The grasses were all around, towering above me like trees. They waved gently in the breeze, greeting me as their friend. The autumnal sun had rendered them golden, had made every part of the scene glow with warmth. While I cannot picture him, I know my dad was there. We were fishing together in some small, peaceful body of water, and I felt small in the best way.
Then, the quietness was interrupted with a crescendo of noise, and I looked up to see a flock of geese bursting into my vision, flapping their wings against the blushing sky. It was a moment of wonder, and I can still picture it, them flying through the frame of the grasses, everything illuminated with that ethereal light.

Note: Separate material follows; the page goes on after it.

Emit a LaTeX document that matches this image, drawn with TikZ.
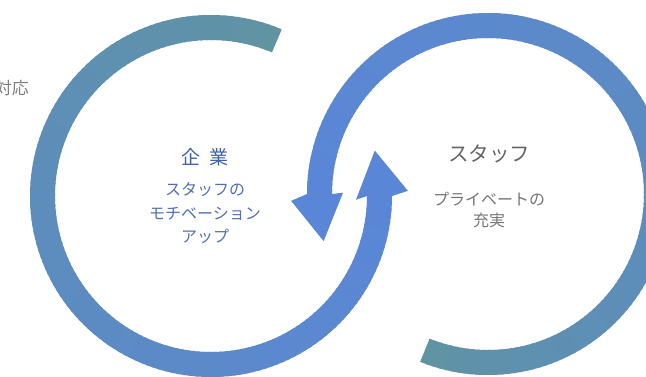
\documentclass[tikz,border=0pt]{standalone}
\usepackage{fontspec}
\setmainfont{Noto Sans CJK JP}
\usetikzlibrary{positioning}

\definecolor{ringteal}{RGB}{96,148,160}
\definecolor{ringblue}{RGB}{90,134,216}
\definecolor{kigyoblue}{RGB}{62,96,170}
\definecolor{staffgray}{RGB}{100,100,100}

\tikzset{
  title/.style={inner sep=0pt,font=\fontsize{19}{22}\selectfont},
  sub/.style={inner sep=0pt,align=center,font=\fontsize{16}{23.5}\selectfont},
  head/.style={fill=ringblue}
}

\begin{document}
\begin{tikzpicture}[x=1pt,y=1pt]
\useasboundingbox (0,0) rectangle (646,376);
\coordinate (lc) at (211,180);
\coordinate (rc) at (488,182);

% left ring: teal at the open end, blue towards the arrow
\begin{scope}[shift={(lc)}]
\foreach \a in {67,69,...,357}{
  \pgfmathtruncatemacro\p{100*((\a-67)/293)^0.75}
  \fill[ringblue!\p!ringteal] (\a:156) arc[start angle=\a,end angle=\a+3,radius=156]
    -- ({\a+3}:181) arc[start angle=\a+3,end angle=\a,radius=181] -- cycle;
}
\fill[head] (0:156) -- (-1.5:145) -- (15.5:170) -- (1.5:197) -- (0:181) -- cycle;
\end{scope}

% right ring
\begin{scope}[shift={(rc)}]
\foreach \a in {-112,-110,...,178}{
  \pgfmathtruncatemacro\p{100*((\a+112)/292)^0.6}
  \fill[ringblue!\p!ringteal] (\a:156) arc[start angle=\a,end angle=\a+3,radius=156]
    -- ({\a+3}:181) arc[start angle=\a+3,end angle=\a,radius=181] -- cycle;
}
\fill[head] (180:156) -- (179.5:145) -- (196:171) -- (182:197) -- (180:181) -- cycle;
\end{scope}

\node[title,text=kigyoblue] (kigyo) at (205,218.5) {企\hspace{10pt}業};
\node[sub,text=kigyoblue!90!white,below=16pt of kigyo] (kigyosub) {スタッフの\\モチベーション\\アップ};

\node[title,text=staffgray,font=\fontsize{20.5}{22}\selectfont] (staff) at (489,222.5) {スタッフ};
\node[sub,text=staffgray!90!white,font=\fontsize{16}{21.5}\selectfont,below=29pt of staff] (staffsub) {プライベートの\\充実};

\node[inner sep=0pt,anchor=east,text=gray,font=\fontsize{17}{20}\selectfont] (taiou) at (29,288) {対応};
\end{tikzpicture}
\end{document}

I held onto that memory for most of my life as a sacred secret. I feared that perhaps it had been a construct of my young mind. After all, I couldn’t recall any stories about it, I had no evidence of it occurring. But the image was so vivid, the feelings of delight and awe and safety so comforting, the moment itself so breathtaking, so spiritual, that the thought of it being a fiction devastated me.
It wasn’t until a few years ago that I timidly asked my mom if Dad would have even taken me fishing when I was really young. She said that yes, he did sometimes take me fishing in the creek near the small home we rented when I was between the ages of 2 and 4 years. After a few follow up questions, I breathed a sigh of relief and determined that the memory must be real.
This week, a flock of geese has been taking up residence in our neighbor’s field. Yesterday, we watched them wander around as if they owned the place, digging into the damp earth eagerly. It was all together a gorgeous afternoon, especially after a damp and humid week. The clouds were pillowing over the sky, and it was the perfect temperature. Friends were over, and the children were happily playing in the leaves our oak had strewn for them. When we threw some into the fire I had started, the smell of the smoke evoked the essence of fall. We ate butternut squash soup and fresh baked biscuits on the deck. We watched leaves dance to the ground, and laughed together.
It occurred to me later, that this is the stuff that memories are made of.
I look at Levi and wonder what his first memories will be. Perhaps they will be of snuggling with Daddy in a home-made fort, of catching ghost crabs with my parents by the ocean in blackest night. Perhaps they will be of cooking beside me in the kitchen, of tractor rides down the road with Pop. Perhaps they will be of laughing with his sister or romping around with cousins or adventuring with the neighbors. They will, inevitably, be linked with a song or a smell or an image.
But whatever they are, I hope his first memories include that precious realization of what it feels like to be alive. I hope they are linked with feelings of joy, wonder, safety, delight, and love. I hope that they are sacred secrets he will treasure all of his life and that he will be reminded of them often, as I am when I hear the cries of geese overhead.